Depuis 2019, toutes les entreprises de plus de 250 salariés et, depuis 2020, toutes celles de plus de 50 salariés doivent calculer et publier leur Index de l’égalité professionnelle entre les femmes et les hommes, chaque année au 1er mars. Si la note moyenne nationale des entreprises françaises plafonne, les cabinets de conseil en stratégie — historiquement très masculins — progressent pour la 3e année d’affilée. Ils n’en restent pas moins mauvais quant à la parité parmi les plus hautes rémunérations. Analyse des index 2024 et réactions de plusieurs des cabinets concernés.

Benjamin Polle
22 Mar. 2024 à 05:00
Index de la parité : le conseil progresse, le BCG reste à la traîne
© Adobe Stock

Tendance à la hausse pour l’outil de mesure de l’égalité entre les femmes et les hommes instauré par l’ancienne ministre du Travail Muriel Pénicaud en 2018. Chaque année, les entreprises de plus de 50 salariés mesurent leurs écarts salariaux dans un indicateur sur 100 points décomposés en 4 ou 5 critères.

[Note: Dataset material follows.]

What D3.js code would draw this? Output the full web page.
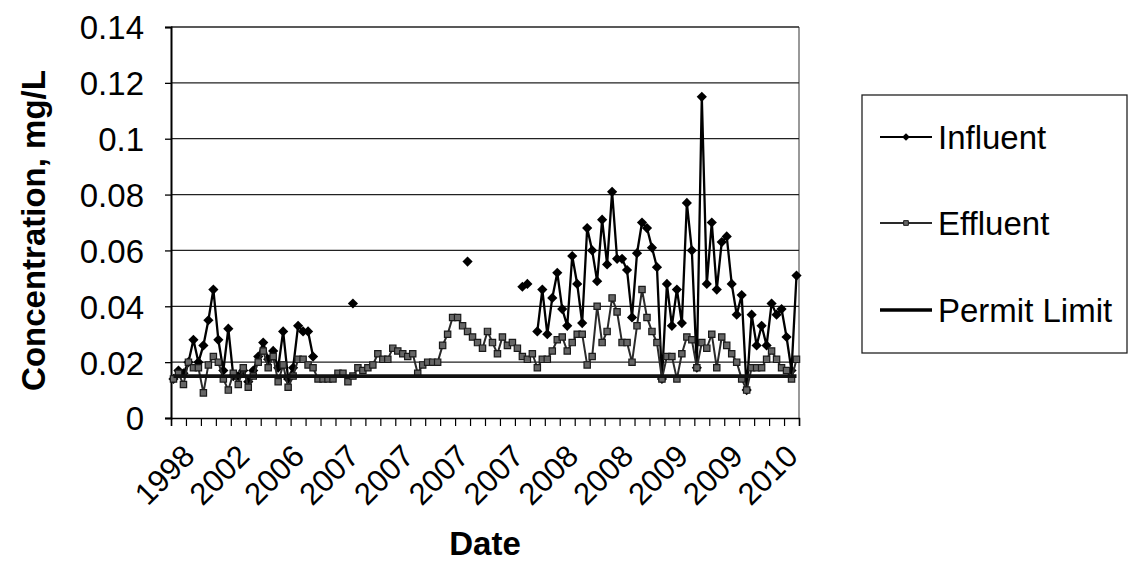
<!DOCTYPE html>
<html><head><meta charset="utf-8">
<script src="https://cdn.jsdelivr.net/npm/d3@7"></script>
<style>html,body{margin:0;padding:0;background:#fff;}svg{display:block;}</style>
</head><body>
<svg id="chart" width="1128" height="573"></svg>
<script>
// ---- data ----
const xTickLabels = ["1998","2002","2006","2007","2007","2007","2007","2008","2008","2009","2009","2010"];
const labelEvery = 11;   // one label every 11 samples
const tickEvery = 3;     // one tick mark every 3 samples
const yTicks = [0, 0.02, 0.04, 0.06, 0.08, 0.1, 0.12, 0.14];
const yTickLabels = ["0", "0.02", "0.04", "0.06", "0.08", "0.1", "0.12", "0.14"];
const seriesNames = ["Influent", "Effluent", "Permit Limit"];

const effluent = [
 0.014,0.016,0.012,0.020,0.018,0.018,0.009,0.019,0.022,0.020,
 0.014,0.010,0.016,0.012,0.018,0.011,0.015,0.020,0.024,0.018,
 0.022,0.013,0.019,0.011,0.015,0.021,0.021,0.019,0.018,0.014,
 0.014,0.014,0.014,0.016,0.016,0.013,0.015,0.018,0.017,0.018,
 0.019,0.023,0.021,0.021,0.025,0.024,0.023,0.022,0.023,0.016,
 0.019,0.020,0.020,0.020,0.026,0.030,0.036,0.036,0.033,0.031,
 0.029,0.027,0.025,0.031,0.027,0.023,0.029,0.026,0.027,0.025,
 0.022,0.021,0.023,0.018,0.021,0.021,0.024,0.028,0.029,0.024,
 0.027,0.030,0.030,0.019,0.022,0.040,0.027,0.031,0.043,0.038,
 0.027,0.027,0.020,0.033,0.046,0.036,0.031,0.027,0.014,0.022,
 0.022,0.014,0.023,0.029,0.028,0.018,0.027,0.025,0.030,0.018,
 0.029,0.026,0.023,0.020,0.014,0.010,0.018,0.018,0.018,0.021,
 0.024,0.021,0.018,0.017,0.014,0.021
];
const influent = [
 0.014,0.017,0.016,0.020,0.028,0.020,0.026,0.035,0.046,0.028,
 0.017,0.032,0.015,0.015,0.017,0.013,0.017,0.022,0.027,0.021,
 0.024,0.018,0.031,0.014,0.018,0.033,0.031,0.031,0.022,null,
 null,null,null,null,null,null,0.041,null,null,null,
 null,null,null,null,null,null,null,null,null,null,
 null,null,null,null,null,null,null,null,null,0.056,
 null,null,null,null,null,null,null,null,null,null,
 0.047,0.048,null,0.031,0.046,0.030,0.043,0.052,0.039,0.033,
 0.058,0.048,0.034,0.068,0.060,0.049,0.071,0.055,0.081,0.057,
 0.057,0.053,0.036,0.059,0.070,0.068,0.061,0.054,0.014,0.048,
 0.033,0.046,0.034,0.077,0.060,0.018,0.115,0.048,0.070,0.046,
 0.063,0.065,0.048,0.037,0.044,0.010,0.037,0.026,0.033,0.026,
 0.041,0.037,0.039,0.029,0.017,0.051
];
const permitLimitValue = 0.015;
const permitLimit = effluent.map(() => permitLimitValue);

// ---- layout ----
const svg = d3.select("#chart");
const W = 1128, H = 573;
const plot = {left: 171, right: 799, top: 27, bottom: 418};
const FONT = "'Liberation Sans', Arial, Helvetica, sans-serif";
const N = effluent.length;

const x = d3.scaleLinear().domain([0, N]).range([plot.left, plot.right]);
const cx = i => x(i + 0.5);
const y = d3.scaleLinear().domain([0, 0.14]).range([plot.bottom, plot.top]);

svg.append("rect").attr("width", W).attr("height", H).attr("fill", "#fff");

// plot-area border (right side grey)
svg.append("line").attr("x1", plot.right).attr("x2", plot.right)
  .attr("y1", plot.top).attr("y2", plot.bottom)
  .attr("stroke", "#777").attr("stroke-width", 1.5);

// gridlines
svg.append("g").selectAll("line").data(yTicks.filter(d => d > 0)).join("line")
  .attr("x1", plot.left).attr("x2", plot.right)
  .attr("y1", d => y(d)).attr("y2", d => y(d))
  .attr("stroke", "#222").attr("stroke-width", 1.3);

// y axis
const yAxis = d3.axisLeft(y).tickValues(yTicks).tickSize(6)
  .tickFormat((d, i) => yTickLabels[i]);
const gy = svg.append("g").attr("transform", `translate(${plot.left},0)`).call(yAxis);
gy.select(".domain").attr("stroke", "#000").attr("stroke-width", 2);
gy.selectAll(".tick line").attr("stroke", "#000").attr("stroke-width", 1.3);
gy.selectAll(".tick text").attr("font-family", FONT).attr("font-size", 33)
  .attr("fill", "#000").attr("x", -27).attr("dy", "0.36em");

// x axis (ticks every 3 samples)
const xTickVals = d3.range(0, N + 1, tickEvery);
const xAxis = d3.axisBottom(x).tickValues(xTickVals).tickSize(8).tickFormat("");
const gx = svg.append("g").attr("transform", `translate(0,${plot.bottom})`).call(xAxis);
gx.select(".domain").attr("stroke", "#000").attr("stroke-width", 1.5);
gx.selectAll(".tick line").attr("stroke", "#000").attr("stroke-width", 1.2);

// x labels, rotated
const labelIdx = xTickLabels.map((d, k) => k * labelEvery);
svg.append("g").selectAll("text").data(xTickLabels).join("text")
  .attr("transform", (d, k) => `translate(${cx(labelIdx[k]) + 23},458) rotate(-45)`)
  .attr("text-anchor", "end")
  .attr("font-family", FONT).attr("font-size", 31).attr("fill", "#000")
  .text(d => d);

// axis titles
svg.append("text").attr("transform", `translate(45,${(plot.top + plot.bottom) / 2 + 8}) rotate(-90)`)
  .attr("text-anchor", "middle").attr("font-family", FONT).attr("font-weight", "bold")
  .attr("font-size", 33).text("Concentration, mg/L");
svg.append("text").attr("x", (plot.left + plot.right) / 2).attr("y", 555)
  .attr("text-anchor", "middle").attr("font-family", FONT).attr("font-weight", "bold")
  .attr("font-size", 33).text("Date");

// ---- series ----
const line = d3.line().defined(d => d != null).x((d, i) => cx(i)).y(d => y(d));
const diamond = d3.symbol().type(d3.symbolSquare).size(52);   // drawn rotated 45deg
const square = d3.symbol().type(d3.symbolSquare).size(40);

// Influent
svg.append("path").datum(influent).attr("d", line)
  .attr("fill", "none").attr("stroke", "#000").attr("stroke-width", 2.3);
svg.append("g").selectAll("path").data(influent.map((v, i) => ({v, i})).filter(d => d.v != null))
  .join("path").attr("d", diamond)
  .attr("transform", d => `translate(${cx(d.i)},${y(d.v)}) rotate(45)`)
  .attr("fill", "#000");

// Effluent
svg.append("path").datum(effluent).attr("d", line)
  .attr("fill", "none").attr("stroke", "#2a2a2a").attr("stroke-width", 2);
svg.append("g").selectAll("path").data(effluent.map((v, i) => ({v, i})))
  .join("path").attr("d", square)
  .attr("transform", d => `translate(${cx(d.i)},${y(d.v)})`)
  .attr("fill", "#666").attr("stroke", "#1a1a1a").attr("stroke-width", 1.2);

// Permit limit
svg.append("path").datum(permitLimit).attr("d", line)
  .attr("fill", "none").attr("stroke", "#111").attr("stroke-width", 3.6);

// ---- legend ----
const lg = svg.append("g");
lg.append("rect").attr("x", 862).attr("y", 95).attr("width", 265).attr("height", 258)
  .attr("fill", "#fff").attr("stroke", "#222").attr("stroke-width", 1.3);
const legY = [137, 223, 310];
seriesNames.forEach((name, k) => {
  const yy = legY[k];
  lg.append("line").attr("x1", 880).attr("x2", 932).attr("y1", yy).attr("y2", yy)
    .attr("stroke", k === 1 ? "#2a2a2a" : "#000").attr("stroke-width", k === 2 ? 3.6 : 2);
  if (k === 0) lg.append("path").attr("d", d3.symbol().type(d3.symbolSquare).size(30))
    .attr("transform", `translate(906,${yy}) rotate(45)`).attr("fill", "#000");
  if (k === 1) lg.append("path").attr("d", d3.symbol().type(d3.symbolSquare).size(22))
    .attr("transform", `translate(906,${yy})`).attr("fill", "#666").attr("stroke", "#1a1a1a");
  lg.append("text").attr("x", 938).attr("y", yy).attr("dy", "0.36em")
    .attr("font-family", FONT).attr("font-size", 33).attr("fill", "#000").text(name);
});
</script>
</body></html>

Or, depuis son instauration, la moyenne nationale de cet index progresse sur le plan national : 85 sur 100 en 2021, 86 en 2022 et 88 en 2023. Mais léger plafonnement de cette progression avec les résultats rendus publics début mars pour 2024 : avec à nouveau 88 sur 100, l’index se stabilise.

3e année de progression pour les cabinets de conseil en stratégie

À rebours de ce coup de frein national, les cabinets de conseil en stratégie voient leur index moyen progresser pour la 3e année de suite. Alors que le secteur était passé de 85 à 84 sur 100 entre 2021 et 2022, il a atteint 89 en 2023 et 90 cette année. Un score qui confirme la tendance enclenchée ces deux dernières années et situe les cabinets de conseil en stratégie au même niveau que les entreprises de 1 000 salariés ou plus, qui performent mieux dans cet index que leurs consœurs de plus petite taille.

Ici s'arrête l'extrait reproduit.